After checking out the scene on Friday night, we woke up about 3 hours later to get me a license and hit the SR. We rolled in about 30 minutes before first light and we wander through the woods to claim our spot for when fishing legally begins at first light. When the sun rose, this is what we were dealing with….
The number of people there by first light was mind blowing…literally a person every 3 yards on either side, coupled with boats and other fishermen 30 yards across on the other side. The fishing also looked crazy, big salmon busting out of the water. A moldy half dead salmon crashed into my leg and startled me– these were apparently everywhere at this point in the run (I had no idea).
It was a rough morning – Keith snapped his rod, I lost a glove, and some people decided they would stand behind us and cast over us. Even though fish were there, our first spot was too crowded to fish. We hiked around and drove to a different spot but the whole morning was pretty uneventful. We needed to get back into the fish.
We ended up waiting for a spot a bit upstream from the bridge where there seemed to be a bit of action. All salmon though. One fisherman said “a steelhead was caught Wednesday.” Not encouraging for the steele outlook, but at this point we wanted action. We worked ourselves in when someone left and BOOM-keith gets a fish on. It is Steele.
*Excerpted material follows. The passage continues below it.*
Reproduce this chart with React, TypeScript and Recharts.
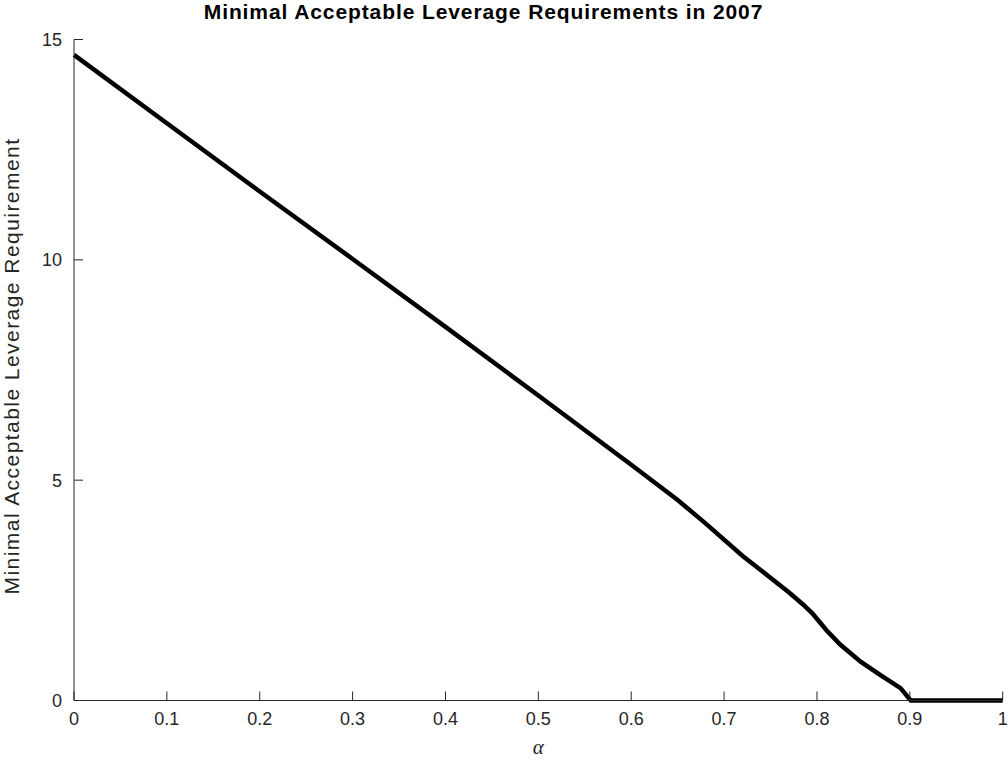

Quick recap of Sunday - Along a row of 10 people near me, I’d say 25 fish were hooked in the first hour and a half of sunlight, and the majority of those were hooked by keith. The fish liked the chartreuse. However, our ratio fell dramatically from day 1…I don’t think I landed a fish all day personally but had some good battles.
I came for 2 things (1) land a steele, and (2) get abused by a fish…both of those things happened. Pumped to do it again.
4 comments:
Sam, excellent post. Several of us here on the blog have actually just returned from the SR. Three men on this trip were SR virgins, and encounters with steele and Pulaski natives have left them desiring more. The experience is entirely unique. Let's plan a trip for a late November weekend...
Shhhh. Steele....
sam, great read. any first voyage to the salmon river is an eye opener in many ways. glad you got into some steele. like keith said, we just got back ourselves and got a few to bank. hope to see you soon man.
Sam, sweet post. Keith always smells like Steele...he prefers it. I think he should start his own line of lead weights; people would buy them.....I would buy them.
The key isn't the weights, its in the treble hooks I use. I get the kind with the extra big barbs.